How You Can Get a Date
November 29, 2015 ~ Written by: W.B. “Bud” Kirchner
Why do I think (the majority of) people will be interested in this topic? Let me put forward a fact followed by a couple related assumptions. First, the fact that about 40 percent of marriages end in divorce. Now, my assumptions (1) given the demands of business this percentage will be higher in that context (2) business people who tend to push the envelope would separate still more.
“If you have worked so much you refer to your spouse as “The Plaintiff”.” from “How do you know… if you are an Entrepreneur?” by Kirchner Group
So, my conclusion is getting a date is relevant to more than 50 percent of our readers. Case in point:
You have worked so hard starting/building your business that your spouse left you (likely it was long ago but you just noticed) so now you need to recruit someone else into your life – how do you get a date?
Showing Yourself as a Better Value
“Love looks not with the eyes, but with the mind, And therefore is winged Cupid painted blind.” ~ William Shakespeare
Actually like all my topics – the answer comes from the world of neuroscience/psychology. So – here is your key to getting a date: You arrange to meet your ‘target’ while you are accompanied by a slightly less good-looking version of yourself.
Who gets credit for this advice? One of the foremost behavioral economists, Dan Ariely, who is clearly amongst the most prolific authors on topics related to the Business Brain Model – and its (unexpected) application in other aspects of life.
This particular explanation is in his book “Predictably Irrational, Revised and Expanded Edition: The Hidden Forces That Shape Our Decisions” published by HarperCollins Publishers on June 23, 2009.
For Ariely this is a classic example of asymmetric options involving nearly identical product that clearly have a better value. Our brains aren’t good at judging absolute values but are always ready to compare values and benefits.
“Our brains aren’t good at judging absolute values but are always ready to compare values and benefits”
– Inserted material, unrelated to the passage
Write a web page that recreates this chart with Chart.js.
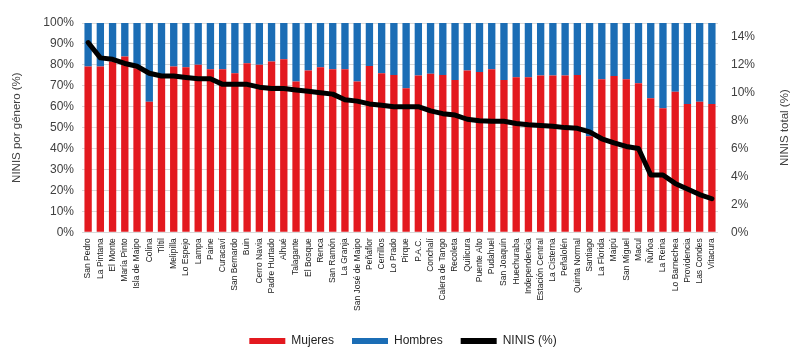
<!DOCTYPE html>
<html>
<head>
<meta charset="utf-8">
<script src="https://cdn.jsdelivr.net/npm/chart.js@4.4.0/dist/chart.umd.min.js"></script>
<style>
html,body{margin:0;padding:0;background:#fff;}
#wrap{width:800px;height:361px;}
</style>
</head>
<body>
<div id="wrap"><canvas id="c" width="800" height="361"></canvas></div>
<script>
const categories = ["San Pedro","La Pintana","El Monte","María Pinto","Isla de Maipo","Colina","Tiltil","Melipilla","Lo Espejo","Lampa","Paine","Curacaví","San Bernardo","Buin","Cerro Navia","Padre Hurtado","Alhué","Talagante","El Bosque","Renca","San Ramón","La Granja","San José de Maipo","Peñaflor","Cerrillos","Lo Prado","Pirque","P.A.C.","Conchalí","Calera de Tango","Recoleta","Quilicura","Puente Alto","Pudahuel","San Joaquín","Huechuraba","Independencia","Estación Central","La Cisterna","Peñalolén","Quinta Normal","Santiago","La Florida","Maipú","San Miguel","Macul","Ñuñoa","La Reina","Lo Barnechea","Providencia","Las Condes","Vitacura"];
const mujeres = [79.2,79.2,81.6,84.0,78.4,62.4,75.2,79.2,78.9,80.0,77.9,77.9,76.0,80.8,80.0,81.6,82.7,72.0,77.3,78.9,77.9,77.9,72.0,79.5,76.0,75.2,68.8,74.9,75.7,75.2,72.8,77.3,76.6,77.9,72.8,74.1,74.1,74.9,74.9,74.9,75.2,45.9,73.1,74.7,73.1,71.2,64.0,59.2,67.2,61.3,62.4,61.3];
const hombres = mujeres.map(v => +(100 - v).toFixed(1));
const ninis = [13.6,12.5,12.4,12.1,11.9,11.4,11.2,11.2,11.1,11.0,11.0,10.6,10.6,10.6,10.4,10.3,10.3,10.2,10.1,10.0,9.9,9.5,9.4,9.2,9.1,9.0,9.0,9.0,8.7,8.5,8.4,8.1,8.0,7.95,7.95,7.8,7.7,7.65,7.6,7.5,7.45,7.2,6.7,6.4,6.15,6.0,4.1,4.1,3.5,3.1,2.7,2.4];
const leftTicks = [0,10,20,30,40,50,60,70,80,90,100];
const rightTicks = [0,2,4,6,8,10,12,14];
const rightTitle = 'NINIS total (%)';

const FONT = "'Liberation Sans', Arial, sans-serif";
const TXT = '#404040';

const rightTitlePlugin = {
  id:'rightTitle',
  afterDraw(chart){
    const ctx = chart.ctx, ca = chart.chartArea;
    ctx.save();
    ctx.translate(785, (ca.top + ca.bottom)/2);
    ctx.rotate(-Math.PI/2);
    ctx.font = '11.5px ' + FONT;
    ctx.fillStyle = TXT;
    ctx.textAlign = 'center';
    ctx.textBaseline = 'middle';
    ctx.fillText(rightTitle, 0, 0);
    ctx.restore();
  }
};

new Chart(document.getElementById('c'), {
  data: {
    labels: categories,
    datasets: [
      {type:'bar', label:'Mujeres', data: mujeres, backgroundColor:'#e3191f', yAxisID:'y', order:1, barPercentage:0.6, categoryPercentage:1.0},
      {type:'bar', label:'Hombres', data: hombres, backgroundColor:'#1b6db5', yAxisID:'y', order:1, barPercentage:0.6, categoryPercentage:1.0},
      {type:'line', label:'NINIS (%)', data: ninis, borderColor:'#000', backgroundColor:'#000', borderWidth:5, pointRadius:0, tension:0, yAxisID:'y1', order:0, borderCapStyle:'round', borderJoinStyle:'round'}
    ]
  },
  plugins:[rightTitlePlugin],
  options: {
    responsive:false,
    animation:false,
    layout:{padding:{top:23,left:6,right:0,bottom:4}},
    plugins:{
      tooltip:{enabled:false},
      legend:{
        position:'bottom',
        labels:{
          font:{family:FONT,size:12},
          color:'#222',
          boxWidth:36,
          boxHeight:6,
          padding:18,
          sort:(a,b)=>a.datasetIndex-b.datasetIndex,
          generateLabels:(chart)=>Chart.defaults.plugins.legend.labels.generateLabels(chart).map(l=>{l.lineWidth = 0; return l;})
        }
      }
    },
    scales:{
      x:{
        stacked:true,
        grid:{display:false, drawTicks:false},
        border:{display:false},
        ticks:{autoSkip:false, minRotation:90, maxRotation:90, font:{family:FONT,size:8.5}, color:'#222', padding:6}
      },
      y:{
        stacked:true,
        min:0, max:100,
        afterBuildTicks:(ax)=>{ax.ticks = leftTicks.map(v=>({value:v}));},
        afterFit:(ax)=>{ax.width = 76;},
        grid:{color:'#d9d9d9', drawTicks:false},
        border:{display:false},
        ticks:{callback:v=>v+'%', font:{family:FONT,size:12}, color:TXT, padding:8},
        title:{display:true, text:'NINIS por género (%)', font:{family:FONT,size:11.5}, color:TXT, padding:{bottom:8}}
      },
      y1:{
        position:'right',
        stacked:false,
        min:0, max:15,
        afterBuildTicks:(ax)=>{ax.ticks = rightTicks.map(v=>({value:v}));},
        afterFit:(ax)=>{ax.width = 82;},
        grid:{display:false, drawTicks:false},
        border:{display:false},
        ticks:{callback:v=>v+'%', font:{family:FONT,size:12}, color:TXT, padding:13}
      }
    }
  }
});
</script>
</body>
</html>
Also, from a neuroscience point of view when the less attractive option was offered, the choice process became easier and more pleasurable.
Decoys Are Not Just for Hunters Anymore
“I’ve been on so many blind dates, I should get a free dog.” – Wendy Liebman
Lest, you think you are onto something unique to the dating world – here are other applications of the (so called decoy effect) technique per Ariely:
- You can encourage someone to take a trip to Rome over a trip to Paris if both include free breakfast as long as there is also a Rome option without breakfast. Bottom line – it is easier to compare two options for the same choice than two different choices.
- The presence of some small containers would likely boost sales of larger containers if presented together.
- Real estate agents have learned to conduct tours of several houses in the same price range, leaving the most desirable house for the last stop.
Ariely sums all these up by bemoaning the fact we don’t appreciate cognitive limitations the way we understand physical limitations. A divorce or two will change that!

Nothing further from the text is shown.